- Directed by: Bill Plympton
- Written by: Bill Plympton
- Release date: 2004;

= Guard Dog (film) =

2004 animated film by Bill Plympton

Guard Dog is a 2004 5-minute animated dark comedy short film that was hand-drawn and produced by independent animator Bill Plympton at his Plymptoons Studio. In 2005, the film was nominated for Best Animated Short Film at the 77th Academy Awards held in 2005 and produced by the Academy of Motion Picture Arts and Sciences. Also, in 2005, Guard Dog won Best Animated Short at Toronto World of Comedy International Film Festival, and won a Special Jury Mention for Animated Stories at Córdoba International Animation Festival – ANIMA. This film marked the second Oscar nomination for Plympton, his first being the animated short Your Face at the 60th Academy Awards.
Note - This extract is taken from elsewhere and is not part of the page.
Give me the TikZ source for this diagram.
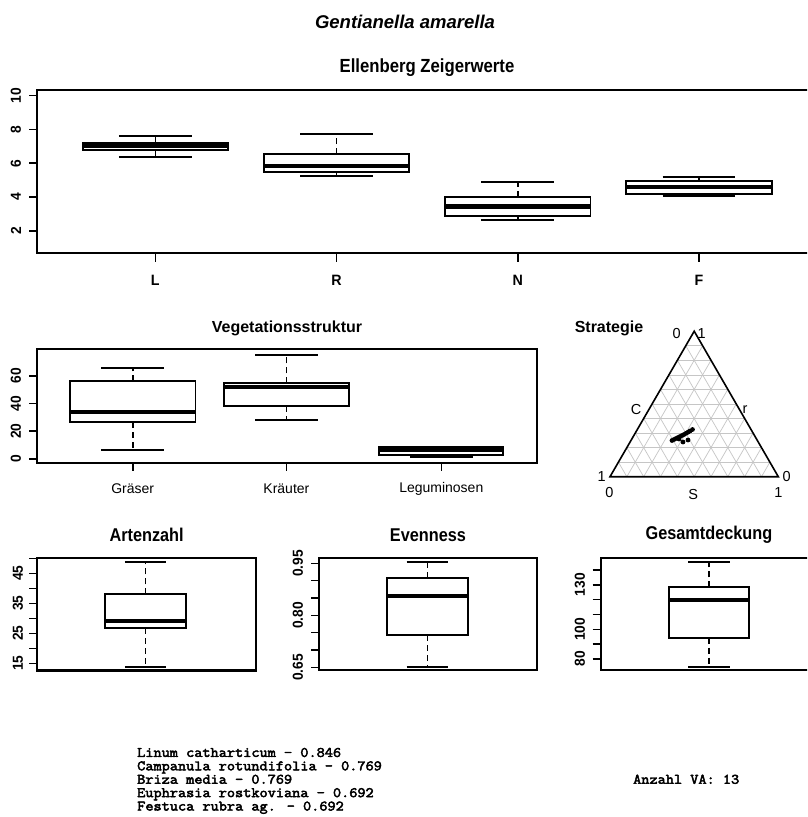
\documentclass[tikz,border=0pt]{standalone}
\usepackage{fontspec}
\setmainfont{Liberation Sans}
\newfontfamily\narrowf{Liberation Sans}[FakeStretch=0.88]
\newfontfamily\tickf{Liberation Sans}[FakeStretch=0.95]
\newfontfamily\monof{Latin Modern Mono}[FakeBold=3.2, FakeStretch=1.1]
\usetikzlibrary{calc}
\tikzset{
  frame/.style={line width=2.1pt},
  boxl/.style={line width=1.9pt, fill=white},
  medl/.style={line width=4.2pt},
  whisk/.style={line width=1.6pt, dash pattern=on 6pt off 4pt},
  capl/.style={line width=1.9pt},
  tickl/.style={line width=1.6pt},
  ttitle/.style={font=\narrowf\bfseries\fontsize{19}{22}\selectfont},
  btitle/.style={font=\narrowf\bfseries\fontsize{18.5}{22}\selectfont},
  mtitle/.style={font=\bfseries\fontsize{16}{19}\selectfont},
  ylab/.style={font=\tickf\bfseries\fontsize{14.5}{16}\selectfont, rotate=90, inner sep=0pt},
  xlabb/.style={font=\tickf\bfseries\fontsize{15}{17}\selectfont, inner sep=0pt},
  xlab/.style={font=\fontsize{14}{16}\selectfont, inner sep=0pt},
  tlab/.style={font=\fontsize{14.5}{16}\selectfont, inner sep=0pt},
  gridl/.style={gray!45, line width=0.7pt},
  mono/.style={font=\monof\fontsize{14.4}{13.4}\selectfont, inner sep=0pt, align=left},
  pt/.style={fill=black, draw=none},
}
% boxplot: #1 cx, #2 half box, #3 half cap, #4 lo, #5 q1, #6 med, #7 q3, #8 hi
\newcommand{\bxp}[8]{%
  \draw[whisk] (#1,{\ya-\ys*(#7)}) -- (#1,{\ya-\ys*(#8)});
  \draw[whisk] (#1,{\ya-\ys*(#5)}) -- (#1,{\ya-\ys*(#4)});
  \draw[capl] ({#1-#3},{\ya-\ys*(#8)}) -- ({#1+#3},{\ya-\ys*(#8)});
  \draw[capl] ({#1-#3},{\ya-\ys*(#4)}) -- ({#1+#3},{\ya-\ys*(#4)});
  \draw[boxl] ({#1-#2},{\ya-\ys*(#5)}) rectangle ({#1+#2},{\ya-\ys*(#7)});
  \draw[medl] ({#1-#2},{\ya-\ys*(#6)}) -- ({#1+#2},{\ya-\ys*(#6)});
}
\begin{document}
\begin{tikzpicture}[x=1pt,y=-1pt]
\useasboundingbox (0,0) rectangle (807,817);
\clip (0,0) rectangle (807,817);
\fill[white] (0,0) rectangle (807,817);

% main title
\node[font=\bfseries\itshape\fontsize{18.5}{22}\selectfont] (maintitle) at (405,22) {Gentianella amarella};

% ---------------- Ellenberg ----------------
\node[ttitle] (t1) at (427,68) {Ellenberg Zeigerwerte};
\def\ya{264.9}\def\ys{16.95}
\bxp{155.3}{72.7}{36.4}{6.37}{6.80}{7.00}{7.17}{7.63}
\bxp{336.5}{72.7}{36.4}{5.24}{5.46}{5.84}{6.53}{7.70}
\bxp{517.8}{72.7}{36.4}{2.64}{2.88}{3.45}{4.01}{4.87}
\bxp{699.0}{72.7}{36.4}{4.06}{4.18}{4.58}{4.97}{5.19}
\draw[frame] (820,90) -- (37.3,90) -- (37.3,253.3) -- (820,253.3);
\foreach \v in {2,4,...,10} {
  \draw[tickl] (29.3,{\ya-\ys*\v}) -- (37.3,{\ya-\ys*\v});
  \node[ylab] (y1\v) at (16,{\ya-\ys*\v}) {\v};
}
\draw[tickl] (37.3,{\ya-\ys*2}) -- (37.3,{\ya-\ys*10});
\foreach \c/\l in {155.3/L,336.5/R,517.8/N,699.0/F} {
  \draw[tickl] (\c,253.3) -- (\c,262);
  \node[xlabb] (x1\l) at (\c,280) {\l};
}

% ---------------- Vegetationsstruktur ----------------
\node[mtitle] (t2) at (287,328.3) {Vegetationsstruktur};
\def\ya{458.7}\def\ys{1.383}
\bxp{132.7}{62.8}{31.4}{6.3}{26.3}{33.8}{56.0}{65.4}
\bxp{286.4}{62.8}{31.4}{28.0}{37.9}{52.0}{54.5}{75.2}
\bxp{441.3}{62.0}{31.4}{1.0}{2.4}{6.3}{8.7}{8.7}
\draw[frame] (37.3,349.3) rectangle (536.7,463);
\foreach \v in {0,20,40,60} {
  \draw[tickl] (29.3,{\ya-\ys*\v}) -- (37.3,{\ya-\ys*\v});
  \node[ylab] (y2\v) at (16,{\ya-\ys*\v}) {\v};
}
\foreach \c/\l/\n in {132.7/Gräser/a,286.4/Kräuter/b,441.3/Leguminosen/c} {
  \draw[tickl] (\c,463) -- (\c,471);
  \node[xlab] (x2\n) at (\c,489) {\l};
}

% ---------------- Strategie (ternary) ----------------
\node[mtitle] (t3) at (609,328.3) {Strategie};
\coordinate (A) at (694.2,331.2);
\coordinate (BL) at (610,476.7);
\coordinate (BR) at (778.3,476.7);
\foreach \q [evaluate=\q as \r using 1-\q] in {0.1,0.2,0.3,0.4,0.5,0.6,0.7,0.8,0.9} {
  \draw[gridl] ($(A)!\q!(BL)$) -- ($(A)!\q!(BR)$);
  \draw[gridl] ($(BL)!\q!(BR)$) -- ($(BR)!\r!(A)$);
  \draw[gridl] ($(BL)!\q!(BR)$) -- ($(BL)!\q!(A)$);
}
\draw[line width=1.6pt, line join=miter] (A) -- (BL) -- (BR) -- cycle;
\foreach \px/\py in {672/440.5,674/439.5,676/438.5,678/437.5,680/436.5,682/435.5,684/434.5,686/433.3,688/432.2,690/431,692.5/429.5,683/442,688/440,679/439}
  \fill[pt] (\px,\py) circle (2.4);
\node[tlab] (c0a) at (676.7,333.3) {0};
\node[tlab] (c1a) at (701.7,333.3) {1};
\node[tlab] (cC) at (636,409.3) {C};
\node[tlab] (cr) at (745,409.3) {r};
\node[tlab] (c1b) at (601.7,476.7) {1};
\node[tlab] (c0b) at (786.7,476.7) {0};
\node[tlab] (c0c) at (609.3,492.7) {0};
\node[tlab] (cS) at (693.3,495) {S};
\node[tlab] (c1c) at (778.3,492.7) {1};

% ---------------- Artenzahl ----------------
\node[btitle] (t4) at (146.6,535) {Artenzahl};
\def\ya{708.3}\def\ys{3}
\bxp{145.3}{40.3}{20.5}{13.9}{26.7}{29.1}{38.0}{48.7}
\draw[frame] (37.3,558.3) rectangle (256,670.5);
\draw[tickl] (37.3,{\ya-\ys*15}) -- (37.3,{\ya-\ys*50});
\foreach \v in {15,20,...,50} \draw[tickl] (29.3,{\ya-\ys*\v}) -- (37.3,{\ya-\ys*\v});
\foreach \v in {15,25,35,45} \node[ylab] (y4\v) at (18,{\ya-\ys*\v}) {\v};

% ---------------- Evenness ----------------
\node[btitle] (t5) at (428,535) {Evenness};
\def\ya{892.7}\def\ys{346.7}
\bxp{427.5}{40.8}{20.8}{0.652}{0.743}{0.856}{0.908}{0.953}
\draw[frame] (319.3,558.3) rectangle (536.7,670);
\draw[tickl] (319.3,{\ya-\ys*0.65}) -- (319.3,{\ya-\ys*0.95});
\foreach \v in {0.65,0.70,0.75,0.80,0.85,0.90,0.95} \draw[tickl] (311.3,{\ya-\ys*\v}) -- (319.3,{\ya-\ys*\v});
\foreach \v/\n in {0.65/a,0.80/b,0.95/c} \node[ylab] (y5\n) at (298,{\ya-\ys*\v}) {\v};

% ---------------- Gesamtdeckung ----------------
\node[btitle] (t6) at (709,535) {Gesamtdeckung};
\def\ya{777.6}\def\ys{1.483}
\bxp{709}{40}{21}{74.8}{94.4}{119.8}{128.3}{145.2}
\draw[frame] (820,558.3) -- (600.7,558.3) -- (600.7,670) -- (820,670);
\draw[tickl] (600.7,{\ya-\ys*80}) -- (600.7,{\ya-\ys*140});
\foreach \v in {80,90,...,140} \draw[tickl] (592.7,{\ya-\ys*\v}) -- (600.7,{\ya-\ys*\v});
\foreach \v in {80,100,130} \node[ylab] (y6\v) at (580,{\ya-\ys*\v}) {\v};

% ---------------- text ----------------
\node[mono, anchor=base west] (species) at (137,810.5) {Linum catharticum - 0.846\\Campanula rotundifolia - 0.769\\Briza media - 0.769\\Euphrasia rostkoviana - 0.692\\Festuca rubra ag. - 0.692};
\node[mono, anchor=base west] (va) at (633,783.7) {Anzahl VA: 13};
\end{tikzpicture}
\end{document}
The film is a humorous and violently surreal answer to the question "Why do dogs bark at such innocent creatures as pigeons and squirrels?" and gives the audience a window into the paranoid mind of a loyal guard dog as it imagines depicted dangers from harmless flora and fauna on a walk through a neighborhood park. Each potential threat, from flower, butterfly, and grasshopper, to bird, squirrel, and rope-jumping girl, is treated to its own improbable and often bloody vignette.

The eponymous Guard Dog has gone on to be featured in three more Bill Plympton short films to date, and appears in cameo in his feature films Idiots and Angels (2009), Cheatin' (2013) and the Weird Al Yankovic music video TMZ (2011). The character Guard Dog is referred to by the artist himself, as Plymptoon's 'Mickey Mouse'.

In 2010, Plympton orchestrated the reprise of this short film called "Guard Dog Global Jam" (debuting in 2011) which featured 75 international artists and animators each of whom worked on re-interpreting a fraction of the film's multiple vignettes.

Guard Dog was preserved by the Academy Film Archive in 2015.